Hay una corriente de opinión que se está diseminando en algunos medios y en redes sociales mediante la cual prácticamente se comparan los delitos por los que se acusa al expresidente Otto Pérez Molina y los delitos por los que se está solicitando el retiro de la inmunidad del presidente Jimmy Morales.
La idea es generar un imaginario en el cual se enjuicien con mayor severidad los casos de corrupción y saqueo en los que habría participado el expresidente. Además, se conmina a las personas a pensar que los fondos de la corrupción son propiedad de los guatemaltecos en general, pues provienen del pago de impuestos.
Como correlato, se señala que el delito de financiamiento electoral ilícito es una especie de «delito menor», y los argumentos que se pregonan para sustentar esto son que el dinero utilizado «era de particulares, y no del Estado», y, sobre todo, que el delito se cometió «mientras el actual presidente no ejercía ningún cargo público». O, lo que es peor, se justifica en que «es la forma tradicional como operan todos los partidos».
Ambas posturas son razonables y tienen su cuota de verdad. No obstante, este último delito, se vea por donde se vea, es muy pernicioso, ya que corroe las raíces del sistema político. La democracia es como un banco de dos patas. Una hace referencia a todo lo relacionado con el acceso al poder (procesos electorales), y la otra, a lo que se denomina el ejercicio del poder (período de gobierno).
Las acciones que implican la existencia de un financiamiento electoral ilícito corrompen y distorsionan todo un proceso electoral, pues generan una serie de perjuicios que al menos rompen el principio de un juego justo, es decir, de igualdad y sana competencia. Además, los fondos de dudosa existencia y sin supervisión legal promueven una serie de incentivos perversos que distorsionan el derecho de elegir y ser elegido.
Sin embargo, eso no es todo.
Las consecuencias de este delito traspasan esa frontera, pues su objetivo principal es obtener prebendas y privilegios ya en el lapso en el que se ejerce el poder. Las personas y las organizaciones que se integran a esa mafia política tienen claro que la ayuda que se provee en el tiempo electoral tiene su recompensa, con creces, durante la gestión del gobierno. Este delito ha permitido la existencia de un Estado que ha promovido y sostenido redes clientelares y patrimonialistas.
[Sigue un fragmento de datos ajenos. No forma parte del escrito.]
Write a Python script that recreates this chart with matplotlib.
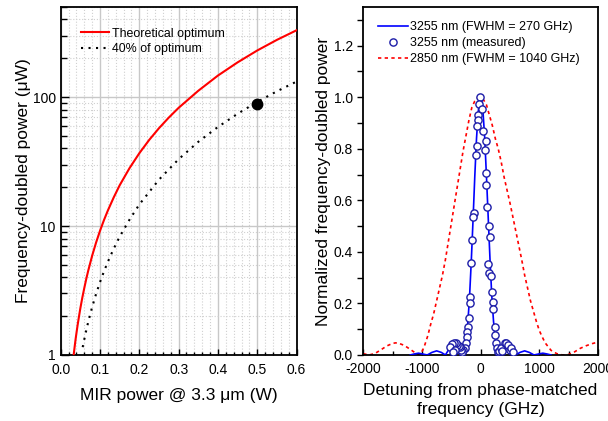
import matplotlib
matplotlib.use('Agg')
import matplotlib.pyplot as plt
from matplotlib.ticker import MultipleLocator, LogLocator, NullFormatter, FixedLocator

plt.rcParams['font.family'] = ['Liberation Sans', 'DejaVu Sans']
plt.rcParams['axes.unicode_minus'] = False

# left panel: SH power vs MIR power
opt_x = [0.033, 0.034, 0.036, 0.038, 0.04, 0.043, 0.046, 0.05, 0.055, 0.06, 0.065, 0.07,
         0.08, 0.09, 0.1, 0.11, 0.12, 0.135, 0.15, 0.175, 0.2, 0.225, 0.25, 0.275, 0.3,
         0.35, 0.4, 0.45, 0.5, 0.55, 0.6]
opt_y = [1.0, 1.06, 1.19, 1.33, 1.47, 1.70, 1.94, 2.30, 2.78, 3.30, 3.88, 4.50,
         5.88, 7.44, 9.18, 11.1, 13.2, 16.7, 20.7, 28.1, 36.7, 46.5, 57.4, 69.4, 82.6,
         112, 147, 186, 230, 278, 330]
pct40_x = [0.056, 0.06, 0.065, 0.07, 0.075, 0.08, 0.09, 0.1, 0.11, 0.12, 0.135, 0.15,
           0.175, 0.2, 0.25, 0.3, 0.35, 0.4, 0.45, 0.5, 0.55, 0.6]
pct40_y = [1.15, 1.32, 1.55, 1.80, 2.06, 2.35, 2.97, 3.67, 4.44, 5.28, 6.69, 8.26,
           11.2, 14.7, 22.9, 33.0, 45.0, 58.7, 74.3, 91.8, 111, 132]
meas_pt_x = [0.5]
meas_pt_y = [88]

# right panel: phase-matching curves (GHz, normalized)
red_x = [-2000, -1900, -1800, -1700, -1600, -1500, -1450, -1400, -1300, -1200, -1100, -1050,
         -1000, -950, -900, -850, -800, -750, -700, -650, -600, -550, -500, -450, -400, -350,
         -300, -250, -200, -150, -100, -50, 0, 50, 100, 150, 200, 250, 300, 350, 400, 450,
         500, 550, 600, 650, 700, 750, 800, 850, 900, 950, 1000, 1050, 1100, 1200, 1300,
         1400, 1450, 1500, 1600, 1700, 1800, 1900, 2000]
red_y = [0.005, 0.0, 0.006, 0.02, 0.035, 0.045, 0.047, 0.046, 0.037, 0.022, 0.006, 0.0,
         0.012, 0.04, 0.075, 0.12, 0.16, 0.21, 0.26, 0.31, 0.37, 0.44, 0.51, 0.58, 0.65, 0.72,
         0.79, 0.85, 0.91, 0.96, 0.985, 0.998, 1.0, 0.99, 0.97, 0.93, 0.89, 0.84, 0.80, 0.75,
         0.69, 0.64, 0.59, 0.535, 0.48, 0.425, 0.37, 0.31, 0.26, 0.21, 0.17, 0.13, 0.095,
         0.07, 0.047, 0.018, 0.005, 0.0, 0.0, 0.002, 0.012, 0.026, 0.036, 0.044, 0.05]

blue_x = [-1200, -1130, -1060, -990, -910, -830, -750, -670, -600, -520, -440, -370, -300,
          -260, -220, -190, -160, -130, -100, -70, -40, -20, 0, 20, 40, 70, 100, 130, 160,
          190, 220, 260, 300, 370, 440, 520, 600, 670, 750, 830, 910, 990, 1060, 1130, 1200]
blue_y = [0.0, 0.004, 0.007, 0.004, 0.0, 0.01, 0.016, 0.01, 0.0, 0.03, 0.047, 0.025, 0.0,
          0.04, 0.12, 0.22, 0.36, 0.52, 0.69, 0.84, 0.945, 0.986, 1.0, 0.986, 0.945, 0.84,
          0.69, 0.53, 0.37, 0.23, 0.13, 0.045, 0.0, 0.025, 0.047, 0.03, 0.0, 0.01, 0.016,
          0.01, 0.0, 0.004, 0.007, 0.004, 0.0]

circ_x = [-12, -29, -41, -52, -63, -58, -80, -115, -132, -155, -172, -183, -189, -200, -212,
          -229, -240, -257, -269, -300, -315, -330, -345, -372, -400, -428, -457, -486, -514,
          -440, -470,
          28, 45, 74, 86, 92, 96, 103, 150, 162, 133, 150, 179, 196, 208, 219, 237, 249, 266,
          284, 296, 315, 353, 372, 410, 430, 470, 500, 515, 557]
circ_y = [1.0, 0.975, 0.93, 0.91, 0.89, 0.812, 0.776, 0.549, 0.536, 0.446, 0.358, 0.226, 0.2,
          0.142, 0.11, 0.09, 0.071, 0.045, 0.026, 0.018, 0.01, 0.02, 0.03, 0.036, 0.04, 0.045,
          0.047, 0.043, 0.03, 0.02, 0.012,
          0.953, 0.869, 0.795, 0.83, 0.659, 0.707, 0.575, 0.5, 0.456, 0.353, 0.317, 0.306,
          0.245, 0.207, 0.177, 0.11, 0.078, 0.045, 0.026, 0.013, 0.016, 0.026, 0.017, 0.045,
          0.048, 0.039, 0.019, 0.026, 0.013]

fig = plt.figure(figsize=(6.08, 4.21), dpi=100)
ax1 = fig.add_axes([0.0998, 0.1568, 0.388, 0.8266])
ax2 = fig.add_axes([0.5975, 0.1568, 0.386, 0.8266])

# ---- left
ax1.set_yscale('log')
ax1.plot(opt_x, opt_y, color='#ff0000', lw=1.5, label='Theoretical optimum', zorder=3)
ax1.plot(pct40_x, pct40_y, color='black', lw=1.5, linestyle=(0, (1, 2.6)),
         label='40% of optimum', zorder=3)
ax1.plot(meas_pt_x, meas_pt_y, 'o', color='black', ms=7.5, zorder=4)
ax1.set_xlim(0, 0.6)
ax1.set_ylim(1, 500)
ax1.xaxis.set_major_locator(MultipleLocator(0.1))
ax1.xaxis.set_minor_locator(MultipleLocator(0.02))
ax1.yaxis.set_major_locator(FixedLocator([1, 10, 100]))
ax1.yaxis.set_minor_locator(LogLocator(base=10, subs=range(2, 10)))
ax1.yaxis.set_minor_formatter(NullFormatter())
ax1.set_yticklabels(['1', '10', '100'])
ax1.grid(which='major', color='#c8c8c8', lw=1.0, ls='-')
ax1.grid(which='minor', color='#d0d0d0', lw=0.8, ls=':')
ax1.set_axisbelow(True)
ax1.tick_params(axis='both', which='both', direction='in', right=False, top=False,
                labelsize=10, width=1, color='black')
ax1.tick_params(axis='x', which='major', length=4, pad=6)
ax1.tick_params(axis='x', which='minor', length=2.5)
ax1.tick_params(axis='y', which='major', length=6)
ax1.tick_params(axis='y', which='minor', length=4)
for s in ax1.spines.values():
    s.set_linewidth(1.3)
ax1.set_xlabel('MIR power @ 3.3 μm (W)', fontsize=12.5, labelpad=8)
ax1.set_ylabel('Frequency-doubled power (μW)', fontsize=12.5, labelpad=1)
ax1.legend(loc='upper left', frameon=False, fontsize=8.9, handlelength=2.2,
           borderaxespad=0.0, labelspacing=0.28, handletextpad=0.3,
           bbox_to_anchor=(0.067, 0.955))

# ---- right
ax2.plot(blue_x, blue_y, color='#0000ff', lw=1.2, label='3255 nm (FWHM = 270 GHz)', zorder=3)
ax2.plot(circ_x, circ_y, 'o', ms=5.2, mfc='white', mec='#1c1ca8', mew=1.0, ls='none',
         label='3255 nm (measured)', zorder=4)
ax2.plot(red_x, red_y, color='#ff0000', lw=1.2, linestyle=(0, (2, 2)),
         label='2850 nm (FWHM = 1040 GHz)', zorder=2)
ax2.set_xlim(-2000, 2000)
ax2.set_ylim(0, 1.35)
ax2.xaxis.set_major_locator(MultipleLocator(1000))
ax2.xaxis.set_minor_locator(MultipleLocator(500))
ax2.yaxis.set_major_locator(FixedLocator([0.0, 0.2, 0.4, 0.6, 0.8, 1.0, 1.2]))
ax2.yaxis.set_minor_locator(MultipleLocator(0.1))
ax2.set_yticklabels(['0.0', '0.2', '0.4', '0.6', '0.8', '1.0', '1.2'])
ax2.tick_params(axis='y', which='both', direction='out', length=4, width=1,
                right=False, labelsize=10)
ax2.tick_params(axis='x', which='both', direction='in', top=False, labelsize=10, width=1)
ax2.tick_params(axis='x', which='major', length=4, pad=5)
ax2.tick_params(axis='x', which='minor', length=3)
for s in ax2.spines.values():
    s.set_linewidth(1.3)
ax2.set_xlabel('Detuning from phase-matched\nfrequency (GHz)', fontsize=12.5,
               labelpad=5, linespacing=1.35)
ax2.set_ylabel('Normalized frequency-doubled power', fontsize=12.5, labelpad=2)
ax2.legend(loc='upper left', frameon=False, fontsize=9.0, handlelength=2.4,
           borderaxespad=0.0, labelspacing=0.3, handletextpad=0.2,
           bbox_to_anchor=(0.04, 0.973))

fig.savefig('out.png', dpi=100)
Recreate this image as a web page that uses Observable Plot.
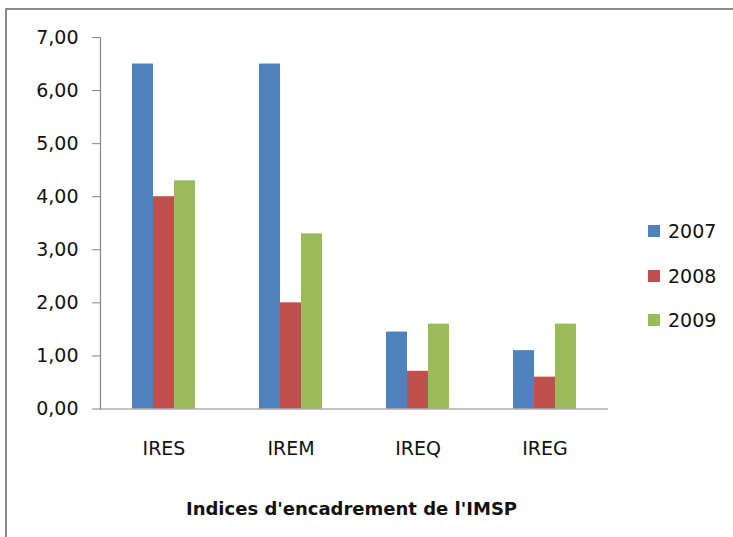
<!DOCTYPE html>
<html>
<head>
<meta charset="utf-8">
<script src="https://cdn.jsdelivr.net/npm/d3@7"></script>
<script src="https://cdn.jsdelivr.net/npm/@observablehq/plot@0.6"></script>
<style>
  html, body { margin: 0; padding: 0; background: #fff; }
  #wrap { position: relative; width: 733px; height: 537px; overflow: hidden; font-family: "DejaVu Sans", sans-serif; }
  #border { position: absolute; left: 5px; top: 8px; right: -20px; bottom: -20px; border-top: 2px solid #8a8a8a; border-left: 2px solid #8a8a8a; pointer-events: none; }
  #title { position: absolute; left: 0; width: 703px; top: 500px; line-height: 18px; font-size: 18px; font-weight: bold; text-align: center; color: #111; }
  .leg { position: absolute; left: 648px; height: 19px; }
  .leg .sw { position: absolute; left: 0; top: 3px; width: 12px; height: 12px; }
  .leg .lb { position: absolute; left: 20px; top: 0; font-size: 19px; line-height: 19px; color: #111; }
</style>
</head>
<body>
<div id="wrap"></div>
<script>
const categories = ["IRES", "IREM", "IREQ", "IREG"];
const years = ["2007", "2008", "2009"];
const v2007 = [6.5, 6.5, 1.45, 1.1];
const v2008 = [4.0, 2.0, 0.71, 0.6];
const v2009 = [4.3, 3.3, 1.6, 1.6];
const colors = ["#4F81BD", "#C0504D", "#9BBB59"];
const yTicks = [0, 1, 2, 3, 4, 5, 6, 7];
const titleText = "Indices d'encadrement de l'IMSP";

const series = [v2007, v2008, v2009];
const data = categories.flatMap((c, i) => years.map((y, j) => ({category: c, year: y, value: series[j][i]})));

const W = 733, H = 537;
const chart = Plot.plot({
  width: W,
  height: H,
  marginLeft: 100,
  marginRight: 125,
  marginTop: 37,
  marginBottom: H - 408.5,
  fx: {domain: categories, padding: 0, label: null},
  x: {domain: years, padding: 0, paddingOuter: 1.5, axis: null},
  y: {domain: [0, 7], label: null},
  color: {domain: years, range: colors},
  marks: [
    Plot.barY(data, {fx: "category", x: "year", y: "value", fill: "year"}),
    Plot.ruleY([0], {stroke: "#868686", strokeWidth: 1.2}),
    Plot.frame({anchor: "left", facetAnchor: "left", stroke: "#868686", strokeWidth: 1.2}),
    Plot.axisY(yTicks, {
      tickSize: 8, tickPadding: 14, stroke: "#868686",
      tickFormat: d => d.toFixed(2).replace(".", ","),
      fontSize: 19, fontFamily: "DejaVu Sans", fill: "#111", label: null
    }),
    Plot.axisFx({anchor: "bottom", tickSize: 0, tickPadding: 32, fontSize: 19, fontFamily: "DejaVu Sans", fill: "#111", label: null})
  ]
});

const wrap = document.getElementById("wrap");
wrap.appendChild(chart);

const border = document.createElement("div");
border.id = "border";
wrap.appendChild(border);

const title = document.createElement("div");
title.id = "title";
title.textContent = titleText;
wrap.appendChild(title);

years.forEach((y, j) => {
  const row = document.createElement("div");
  row.className = "leg";
  row.style.top = (222 + j * 44.5) + "px";
  const sw = document.createElement("div");
  sw.className = "sw";
  sw.style.background = colors[j];
  const lb = document.createElement("div");
  lb.className = "lb";
  lb.textContent = y;
  row.appendChild(sw);
  row.appendChild(lb);
  wrap.appendChild(row);
});
</script>
</body>
</html>
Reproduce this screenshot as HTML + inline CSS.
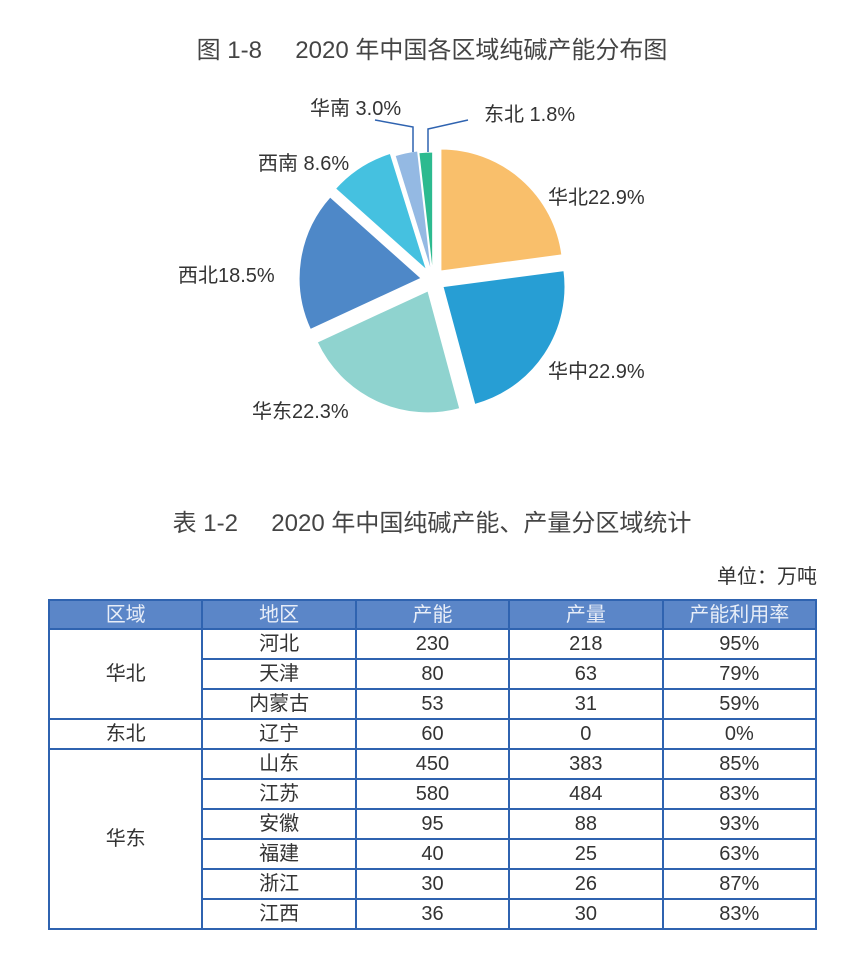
<!DOCTYPE html>
<html><head><meta charset="utf-8"><style>
body{margin:0;background:#fff;width:864px;height:956px;overflow:hidden;font-family:"Liberation Sans","Noto Sans CJK SC",sans-serif;color:#333;position:relative}
.t{position:absolute;white-space:nowrap}
table{position:absolute;left:48px;top:599px;width:769px;border-collapse:collapse;table-layout:fixed}
td,th{border:2px solid #2f63b0;height:28px;line-height:26px;padding:0;text-align:center;font-size:20px;font-weight:normal;color:#333;vertical-align:middle}
th{background:#5b86c8;color:#e8eef8;height:27px}
</style></head><body>
<div class="t" style="left:0;width:864px;text-align:center;top:30px;font-size:24px;color:#444">图 1-8&nbsp;&nbsp;&nbsp;&nbsp;&nbsp;2020 年中国各区域纯碱产能分布图</div>
<svg id="pie" width="864" height="470" style="position:absolute;left:0;top:0"></svg>
<div class="t" style="left:310px;top:92px;font-size:20px">华南 3.0%</div>
<div class="t" style="left:484px;top:98px;font-size:20px">东北 1.8%</div>
<div class="t" style="left:258px;top:147px;font-size:20px">西南 8.6%</div>
<div class="t" style="left:548px;top:181px;font-size:20px">华北22.9%</div>
<div class="t" style="left:178px;top:259px;font-size:20px">西北18.5%</div>
<div class="t" style="left:548px;top:355px;font-size:20px">华中22.9%</div>
<div class="t" style="left:252px;top:395px;font-size:20px">华东22.3%</div>
<div class="t" style="left:0;width:864px;text-align:center;top:503px;font-size:24px;color:#444">表 1-2&nbsp;&nbsp;&nbsp;&nbsp;&nbsp;2020 年中国纯碱产能、产量分区域统计</div>
<div class="t" style="right:47px;top:560px;font-size:20px">单位：万吨</div>
<table>
<tr><th>区域</th><th>地区</th><th>产能</th><th>产量</th><th>产能利用率</th></tr>
<tr><td rowspan="3">华北</td><td>河北</td><td>230</td><td>218</td><td>95%</td></tr>
<tr><td>天津</td><td>80</td><td>63</td><td>79%</td></tr>
<tr><td>内蒙古</td><td>53</td><td>31</td><td>59%</td></tr>
<tr><td>东北</td><td>辽宁</td><td>60</td><td>0</td><td>0%</td></tr>
<tr><td rowspan="6">华东</td><td>山东</td><td>450</td><td>383</td><td>85%</td></tr>
<tr><td>江苏</td><td>580</td><td>484</td><td>83%</td></tr>
<tr><td>安徽</td><td>95</td><td>88</td><td>93%</td></tr>
<tr><td>福建</td><td>40</td><td>25</td><td>63%</td></tr>
<tr><td>浙江</td><td>30</td><td>26</td><td>87%</td></tr>
<tr><td>江西</td><td>36</td><td>30</td><td>83%</td></tr>
</table>
<script>
var d=[[22.9,"#f9bf6b",12],[22.9,"#279ed4",12],[22.3,"#8fd3cf",12],[18.5,"#4e88c8",12],[8.6,"#45c1e0",12],[3.0,"#94b9e3",8],[1.8,"#2cba8f",6]];
var cx=433,cy=280,r=122,a=0,s="";
function p(c,ang){return [c[0]+r*Math.sin(ang),c[1]-r*Math.cos(ang)];}
d.forEach(function(v){var a0=a*Math.PI/50,a1=(a+v[0])*Math.PI/50,m=(a0+a1)/2;
var c=[cx+v[2]*Math.sin(m),cy-v[2]*Math.cos(m)];var P=p(c,a0),Q=p(c,a1);
s+='<path d="M'+c[0]+' '+c[1]+'L'+P[0]+' '+P[1]+'A'+r+' '+r+' 0 0 1 '+Q[0]+' '+Q[1]+'Z" fill="'+v[1]+'" stroke="#fff" stroke-width="1"/>';a+=v[0];});
s+='<polyline points="375,120 413,127 413,152" fill="none" stroke="#2f63b0" stroke-width="1.5"/>';
s+='<polyline points="468,120 428,129 428,152" fill="none" stroke="#2f63b0" stroke-width="1.5"/>';
document.getElementById("pie").innerHTML=s;
</script>
</body></html>
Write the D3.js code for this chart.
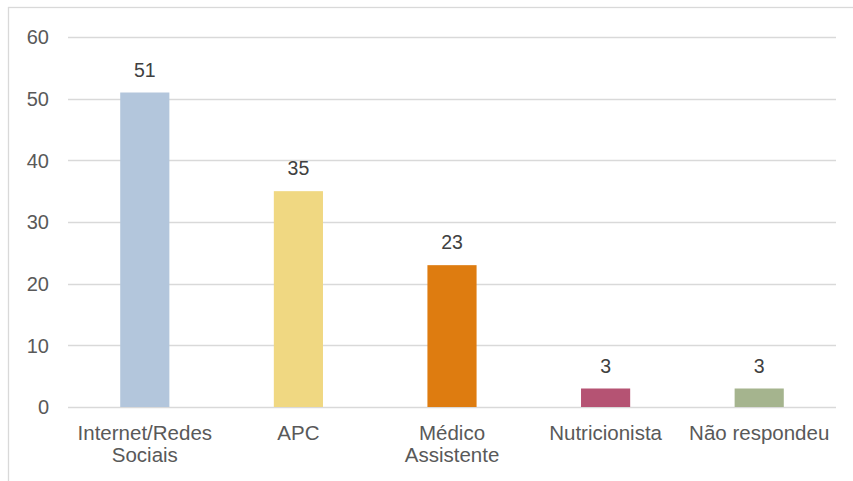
<!DOCTYPE html>
<html>
<head>
  <meta charset="utf-8">
  <style>
    body { margin: 0; background: #fff; }
    text { font-family: "Liberation Sans", Arial, sans-serif; }
  </style>
</head>
<body>
  <svg id="chart" width="853" height="481"></svg>
  <script src="https://cdn.jsdelivr.net/npm/d3@7"></script>
  <script>
    var categories = [["Internet/Redes", "Sociais"], ["APC"], ["Médico", "Assistente"], ["Nutricionista"], ["Não respondeu"]];
    var values = [51, 35, 23, 3, 3];
    var colors = ["#b3c6dc", "#f0d882", "#de7c10", "#b55373", "#a5b48e"];
    var yTicks = [0, 10, 20, 30, 40, 50, 60];

    var svg = d3.select("#chart");

    // outer frame
    svg.append("rect")
      .attr("x", 8.5).attr("y", 7.5)
      .attr("width", 860).attr("height", 500)
      .attr("fill", "none").attr("stroke", "#d9d9d9").attr("stroke-width", 1.3);

    var plotLeft = 68, plotRight = 836, plotTop = 37, plotBottom = 407;

    var x = d3.scaleBand()
      .domain(d3.range(values.length))
      .range([plotLeft, plotRight])
      .paddingInner(0.68).paddingOuter(0.34);

    var y = d3.scaleLinear().domain([0, 60]).range([plotBottom, plotTop]);

    // gridlines
    svg.append("g").selectAll("line")
      .data(yTicks)
      .enter().append("line")
      .attr("x1", plotLeft).attr("x2", plotRight)
      .attr("y1", function (d) { return Math.round(y(d)) + 0.5; })
      .attr("y2", function (d) { return Math.round(y(d)) + 0.5; })
      .attr("stroke", "#d9d9d9").attr("stroke-width", 1.3);

    // y axis labels
    svg.append("g").selectAll("text")
      .data(yTicks)
      .enter().append("text")
      .attr("x", 49)
      .attr("y", function (d) { return y(d); })
      .attr("dy", "0.36em")
      .attr("text-anchor", "end")
      .style("font-size", "20px")
      .attr("fill", "#595959")
      .text(function (d) { return d; });

    // bars
    svg.append("g").selectAll("rect")
      .data(values)
      .enter().append("rect")
      .attr("x", function (d, i) { return x(i); })
      .attr("y", function (d) { return y(d); })
      .attr("width", x.bandwidth())
      .attr("height", function (d) { return y(0) - y(d); })
      .attr("fill", function (d, i) { return colors[i]; });

    // value labels
    svg.append("g").selectAll("text")
      .data(values)
      .enter().append("text")
      .attr("x", function (d, i) { return x(i) + x.bandwidth() / 2; })
      .attr("y", function (d) { return y(d) - 16; })
      .attr("text-anchor", "middle")
      .style("font-size", "19.5px")
      .attr("fill", "#404040")
      .text(function (d) { return d; });

    // category labels
    var cat = svg.append("g").selectAll("text")
      .data(categories)
      .enter().append("text")
      .attr("text-anchor", "middle")
      .style("font-size", "20.5px")
      .attr("fill", "#595959")
      .attr("transform", function (d, i) { return "translate(" + (x(i) + x.bandwidth() / 2) + ",440)"; });

    cat.selectAll("tspan")
      .data(function (d) { return d; })
      .enter().append("tspan")
      .attr("x", 0)
      .attr("y", function (d, j) { return j * 22; })
      .text(function (d) { return d; });
  </script>
</body>
</html>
Los financistas se convierten en los privilegiados contratistas del Estado que ganan millonarios proyectos, los cuales la mayoría de las veces no se cumplen, se dejan a medias, pero, eso sí, se cobran completos. Esto, en el mejor de los casos. En otros, dichos financistas llegan a ocupar puestos esenciales en el Estado que les permiten convertirse en los operadores políticos y financieros que promueven actos basados en la compra de voluntades y el tráfico de influencias, de modo que desnaturalizan la esencia de la política.
El financiamiento electoral ilícito no puede pasar desapercibido. Hoy el presidente (FCN) y otros dos secretarios generales (UNE y Líder) habrán de enfrentar la justicia por este delito que ataca el corazón mismo de la democracia. Planificar y organizar toda una estructura criminal que mine el sistema político no es una cosa baladí. Si bien las leyes establecen las penas correspondientes a cada delito, estoy seguro de que nunca una pena podrá compararse con el daño operativo, cultural y simbólico que el financiamiento electoral ilícito le hace a la democracia.